Repeat the material below word for word and leave out all pictures.

================

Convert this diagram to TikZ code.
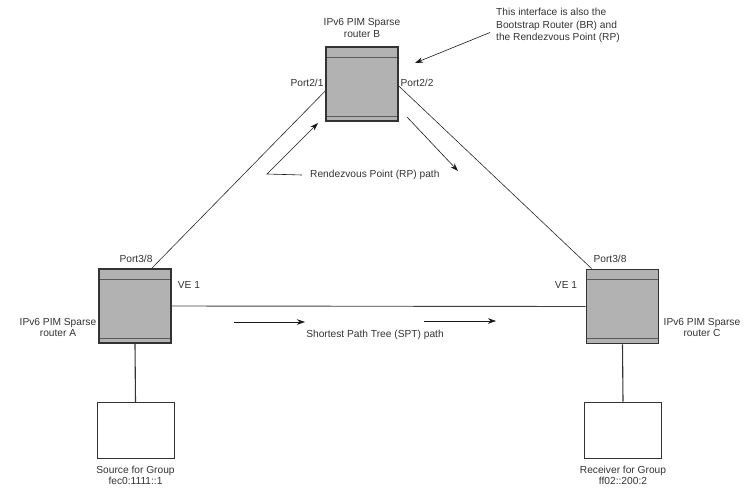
\documentclass[tikz,border=0pt]{standalone}
\usepackage{fontspec}
\setmainfont{Liberation Sans}
\usetikzlibrary{arrows.meta,positioning}

\begin{document}
\begin{tikzpicture}[
  x=1pt, y=-1pt,
  font=\fontsize{10.2}{11.5}\selectfont, text=black!80,
  router/.style={draw=black!80, line width=1.8pt, fill=black!30, minimum width=72pt,
                 minimum height=74pt, inner sep=0pt,
                 path picture={\draw[line width=.9pt, black!65]
                   ([yshift=-10pt]path picture bounding box.north west) -- ([yshift=-10pt]path picture bounding box.north east)
                   ([yshift=5pt]path picture bounding box.south west) -- ([yshift=5pt]path picture bounding box.south east);}},
  host/.style={draw=black!80, line width=.9pt, fill=white, minimum width=77pt, minimum height=56pt},
  lbl/.style={align=center, inner sep=0pt},
  link/.style={draw=black!85, line width=.6pt},
  stub/.style={draw=black!80, line width=1.1pt},
  flow/.style={-{Stealth[length=8pt,width=5.5pt]}, line width=.6pt, black!90}
]
  \useasboundingbox (0,0) rectangle (744,491);

  \node[router] (rtrA) at (135,306) {};
  \node[router] (rtrB) at (362,84) {};
  \node[router] (rtrC) at (622.5,306.5) {};
  \node[host] (src) at (135.5,430.5) {};
  \node[host] (rcv) at (623,430) {};

  \node[lbl] (labA) at (58,327.5) {IPv6 PIM Sparse\\router A};
  \node[lbl] (labB) at (362,28) {IPv6 PIM Sparse\\router B};
  \node[lbl] (labC) at (702,327.5) {IPv6 PIM Sparse\\router C};
  \node[lbl] (labsrc) at (135.5,475.5) {Source for Group\\fec0:1111::1};
  \node[lbl] (labrcv) at (623,475.5) {Receiver for Group\\ff02::200:2};

  \node[lbl] (p21) at (307,83) {Port2/1};
  \node[lbl] (p22) at (417,83) {Port2/2};
  \node[lbl] (p38a) at (136,259) {Port3/8};
  \node[lbl] (p38c) at (610,259) {Port3/8};
  \node[lbl] (ve1a) at (189,285) {VE 1};
  \node[lbl] (ve1c) at (566,285) {VE 1};

  \draw[link] ([xshift=-20pt]rtrA.north east) -- ([yshift=-45pt]rtrB.north west);
  \draw[link] ([yshift=-40pt]rtrB.north east) -- ([xshift=6pt]rtrC.north west);
  \draw[link, line width=.9pt, black!75] (rtrA.east) -- (rtrC.west);
  \draw[stub] (rtrA.south) -- (src.north);
  \draw[stub] (rtrC.south) -- (rcv.north);

  \node[lbl, anchor=west] (rp) at (310,175) {Rendezvous Point (RP) path};
  \coordinate (rpbend) at (267,174);
  \coordinate (rpin) at (318,123);
  \coordinate (rpout) at (407,117);
  \coordinate (rpend) at (458,171);
  \draw[flow] ([xshift=-8pt]rp.west) -- (rpbend) -- (rpin);
  \draw[flow] (rpout) -- (rpend);

  \node[lbl] (spt) at (375,335) {Shortest Path Tree (SPT) path};
  \coordinate (spta) at (234,322);
  \coordinate (sptb) at (305,322);
  \coordinate (sptc) at (424,321);
  \coordinate (sptd) at (496,321);
  \draw[flow] (spta) -- (sptb);
  \draw[flow] (sptc) -- (sptd);

  \node[lbl, align=left, anchor=west, font=\fontsize{10.2}{12.7}\selectfont] (br) at (496,25.5)
    {This interface is also the\\Bootstrap Router (BR) and\\the Rendezvous Point (RP)};
  \coordinate (brtip) at (415,63);
  \draw[flow] ([xshift=-6pt,yshift=-7pt]br.west) -- (brtip);
\end{tikzpicture}
\end{document}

================

=== Result of the exercise ===
Convert this diagram to TikZ code.
\documentclass[tikz,border=0pt]{standalone}
\usepackage{fontspec}
\setmainfont{Liberation Sans}
\usetikzlibrary{arrows.meta,positioning}

\begin{document}
\begin{tikzpicture}[
  x=1pt, y=-1pt,
  font=\fontsize{10.2}{11.5}\selectfont, text=black!80,
  router/.style={draw=black!80, line width=1.8pt, fill=black!30, minimum width=72pt,
                 minimum height=74pt, inner sep=0pt,
                 path picture={\draw[line width=.9pt, black!65]
                   ([yshift=-10pt]path picture bounding box.north west) -- ([yshift=-10pt]path picture bounding box.north east)
                   ([yshift=5pt]path picture bounding box.south west) -- ([yshift=5pt]path picture bounding box.south east);}},
  host/.style={draw=black!80, line width=.9pt, fill=white, minimum width=77pt, minimum height=56pt},
  lbl/.style={align=center, inner sep=0pt},
  link/.style={draw=black!85, line width=.6pt},
  stub/.style={draw=black!80, line width=1.1pt},
  flow/.style={-{Stealth[length=8pt,width=5.5pt]}, line width=.6pt, black!90}
]
  \useasboundingbox (0,0) rectangle (744,491);

  \node[router] (rtrA) at (135,306) {};
  \node[router] (rtrB) at (362,84) {};
  \node[router] (rtrC) at (622.5,306.5) {};
  \node[host] (src) at (135.5,430.5) {};
  \node[host] (rcv) at (623,430) {};

  \node[lbl] (labA) at (58,327.5) {IPv6 PIM Sparse\\router A};
  \node[lbl] (labB) at (362,28) {IPv6 PIM Sparse\\router B};
  \node[lbl] (labC) at (702,327.5) {IPv6 PIM Sparse\\router C};
  \node[lbl] (labsrc) at (135.5,475.5) {Source for Group\\fec0:1111::1};
  \node[lbl] (labrcv) at (623,475.5) {Receiver for Group\\ff02::200:2};

  \node[lbl] (p21) at (307,83) {Port2/1};
  \node[lbl] (p22) at (417,83) {Port2/2};
  \node[lbl] (p38a) at (136,259) {Port3/8};
  \node[lbl] (p38c) at (610,259) {Port3/8};
  \node[lbl] (ve1a) at (189,285) {VE 1};
  \node[lbl] (ve1c) at (566,285) {VE 1};

  \draw[link] ([xshift=-20pt]rtrA.north east) -- ([yshift=-45pt]rtrB.north west);
  \draw[link] ([yshift=-40pt]rtrB.north east) -- ([xshift=6pt]rtrC.north west);
  \draw[link, line width=.9pt, black!75] (rtrA.east) -- (rtrC.west);
  \draw[stub] (rtrA.south) -- (src.north);
  \draw[stub] (rtrC.south) -- (rcv.north);

  \node[lbl, anchor=west] (rp) at (310,175) {Rendezvous Point (RP) path};
  \coordinate (rpbend) at (267,174);
  \coordinate (rpin) at (318,123);
  \coordinate (rpout) at (407,117);
  \coordinate (rpend) at (458,171);
  \draw[flow] ([xshift=-8pt]rp.west) -- (rpbend) -- (rpin);
  \draw[flow] (rpout) -- (rpend);

  \node[lbl] (spt) at (375,335) {Shortest Path Tree (SPT) path};
  \coordinate (spta) at (234,322);
  \coordinate (sptb) at (305,322);
  \coordinate (sptc) at (424,321);
  \coordinate (sptd) at (496,321);
  \draw[flow] (spta) -- (sptb);
  \draw[flow] (sptc) -- (sptd);

  \node[lbl, align=left, anchor=west, font=\fontsize{10.2}{12.7}\selectfont] (br) at (496,25.5)
    {This interface is also the\\Bootstrap Router (BR) and\\the Rendezvous Point (RP)};
  \coordinate (brtip) at (415,63);
  \draw[flow] ([xshift=-6pt,yshift=-7pt]br.west) -- (brtip);
\end{tikzpicture}
\end{document}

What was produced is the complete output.